Sólo el perdón desnaturaliza la violencia como parte del ejercicio del poder, sólo el perdón plantea el uso de la violencia como el fracaso de la política, sólo el perdón busca un nuevo comienzo, uno que no han logrado ni la justicia ni la paz, aun cuando ambas han sido parte de la búsqueda tradicional del fin a la violencia política. Ninguna reconciliación es posible sin perdón, no sólo porque las heridas son irreversibles, sino también porque ningún daño puede realmente ser reparado, lo que no niega que el impulso de los procesos de perdón inicia con la atención eficiente de las víctimas de la violencia o de las violencias.
El perdón lleva al punto final de la venganza porque es lo más alejado del autoritarismo, es el punto indispensable para construir relaciones de nuevo tipo que si bien no implican el olvido de los agravios sí plantea su superación. El perdón es el olvido de los excesos, es lo único que supera a la justicia como sed de venganza, por ello posibilita una nueva forma de relación que permite la renovación de la existencia por medio de liberar de las consecuencias del acto a quien perdona y a quien es perdonado.
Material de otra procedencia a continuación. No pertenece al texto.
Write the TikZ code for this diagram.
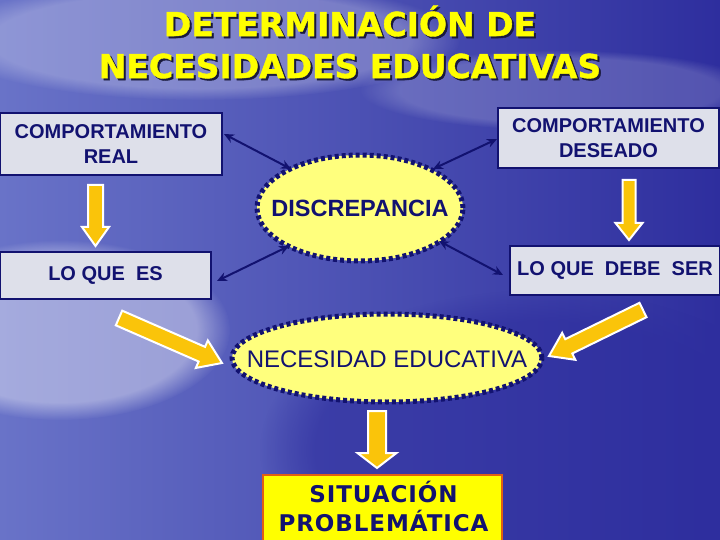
\documentclass[tikz,border=0pt]{standalone}
\usepackage{fontspec}
\setmainfont{Liberation Sans}
\newfontfamily\titlefont{DejaVu Sans Bold}[FakeBold=1.2]
\newfontfamily\sitfont{DejaVu Sans Bold}[LetterSpace=4]
\usetikzlibrary{calc,arrows.meta,shapes.geometric,fadings}
\definecolor{navy}{RGB}{18,18,112}
\definecolor{bgblue}{RGB}{46,46,158}
\definecolor{bglight}{RGB}{105,115,200}
\definecolor{boxgray}{RGB}{222,224,234}
\definecolor{ellyellow}{RGB}{255,255,125}
\definecolor{arrowyellow}{RGB}{250,196,10}
\definecolor{titleyellow}{RGB}{255,255,0}
\definecolor{sitborder}{RGB}{225,95,20}
\definecolor{shadowc}{RGB}{25,25,60}
\tikzset{
  graybox/.style={draw=navy, line width=2.5pt, fill=boxgray, text=navy, font=\bfseries\fontsize{20}{25}\selectfont, align=center, inner sep=0pt},
  dotell/.style={ellipse, draw=navy, line width=5pt, dash pattern=on 4pt off 3pt, fill=ellyellow, inner sep=0pt},
  elltext/.style={text=navy, inner sep=0pt},
  fatarrowstyle/.style={fill=arrowyellow, draw=white, line width=2pt, line join=miter},
  dbl/.style={draw=navy, line width=2pt, {Stealth[length=10pt,width=9pt]}-{Stealth[length=10pt,width=9pt]}},
  titletext/.style={font=\titlefont\fontsize{33}{42}\selectfont, align=center},
}
\newcommand\fatarrow[5]{%
  \coordinate (fa-c) at ($(#2)!#5!(#1)$);
  \draw[fatarrowstyle] ($(#1)!#3!90:(#2)$) -- ($(fa-c)!#3!90:(#2)$) -- ($(fa-c)!#4!90:(#2)$) -- (#2) -- ($(fa-c)!#4!-90:(#2)$) -- ($(fa-c)!#3!-90:(#2)$) -- ($(#1)!#3!-90:(#2)$) -- cycle;
}
\begin{document}
\begin{tikzpicture}[x=1pt,y=-1pt]
\useasboundingbox (0,0) rectangle (720,540);
% background
\shade[left color=bglight, right color=bgblue] (0,0) rectangle (720,540);
\fill[white, opacity=0.4, path fading=circle with fuzzy edge 20 percent] (60,330) ellipse (170 and 90);
\fill[white, opacity=0.25, path fading=circle with fuzzy edge 20 percent] (200,40) ellipse (260 and 60);
\fill[white, opacity=0.18, path fading=circle with fuzzy edge 20 percent] (560,90) ellipse (200 and 40);
\fill[bgblue, opacity=0.6, path fading=circle with fuzzy edge 20 percent] (540,450) ellipse (280 and 160);

% title
\node[titletext, text=shadowc] (titleshadow) at (352,44) {DETERMINACIÓN DE\\NECESIDADES EDUCATIVAS};
\node[titletext, text=titleyellow] (title) at (350,42) {DETERMINACIÓN DE\\NECESIDADES EDUCATIVAS};

% boxes
\node[graybox, minimum width=222pt, minimum height=62pt] (cr) at (111,144) {COMPORTAMIENTO\\REAL};
\node[graybox, minimum width=221pt, minimum height=60pt] (cd) at (608.5,138) {COMPORTAMIENTO\\DESEADO};
\node[graybox, minimum width=211pt, minimum height=47pt] (le) at (105.5,275.5) {LO QUE\ \ ES};
\node[graybox, minimum width=210pt, minimum height=49pt] (ld) at (615,270.5) {LO QUE\ \ DEBE\ \ SER};

% ellipses
\node[dotell, minimum width=206pt, minimum height=106pt] (disc) at (360,208) {};
\node[elltext, font=\bfseries\fontsize{23.5}{26}\selectfont] (disctext) at (360,208) {DISCREPANCIA};
\node[dotell, minimum width=310pt, minimum height=88pt] (nec) at (387,358) {};
\node[elltext, font=\fontsize{24}{26}\selectfont] (nectext) at (387,359) {NECESIDAD EDUCATIVA};

% situacion
\node[draw=sitborder, line width=1.5pt, fill=titleyellow, minimum width=239pt, minimum height=80pt, anchor=north] (sitbox) at (382.5,474) {};
\node[text=navy, font=\sitfont\fontsize{23}{29}\selectfont, align=center] (sit) at (383.5,506.5) {SITUACIÓN\\PROBLEMÁTICA};

% double arrows
\coordinate (d1a) at (224,134);
\coordinate (d1b) at (291,169);
\coordinate (d2a) at (497,139);
\coordinate (d2b) at (433,169);
\coordinate (d3a) at (289,246);
\coordinate (d3b) at (217,281);
\coordinate (d4a) at (439,241);
\coordinate (d4b) at (503,275);
\draw[dbl] (d1a) -- (d1b);
\draw[dbl] (d2a) -- (d2b);
\draw[dbl] (d3a) -- (d3b);
\draw[dbl] (d4a) -- (d4b);

% fat arrows
\coordinate (f1a) at (95.5,185);
\coordinate (f1b) at (95.5,246);
\coordinate (f2a) at (629,180);
\coordinate (f2b) at (629,240);
\coordinate (f3a) at (119,318);
\coordinate (f3b) at (222,363);
\coordinate (f4a) at (643,310);
\coordinate (f4b) at (549,356);
\coordinate (f5a) at (377,411);
\coordinate (f5b) at (377,468);
\fatarrow{f1a}{f1b}{7.5pt}{13.5pt}{19pt}
\fatarrow{f2a}{f2b}{6.5pt}{13.5pt}{17pt}
\fatarrow{f3a}{f3b}{8pt}{15pt}{22pt}
\fatarrow{f4a}{f4b}{8pt}{15pt}{22pt}
\fatarrow{f5a}{f5b}{9pt}{19.5pt}{15pt}
\end{tikzpicture}
\end{document}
Los ciclos de violencia vividos por las viejas y nuevas generaciones de guerrerenses dejaron su impronta en todos los aspectos de la vida política, social y familiar, contribuyeron a reforzar una cultura violenta y autoritaria que se niega a desaparecer y obstaculizan el desarrollo de una cultura cívica que promueva libertad, autonomía, felicidad, bienestar y desarrollo. Ello obliga a establecer un compromiso desde el plano institucional pero que a la vez cuente con la participación activa y comprometida de todos los actores políticos y sociales para poner un punto final, para abrir el acceso a otra forma de vida libre de violencia, parte fundamental de nuestros derechos.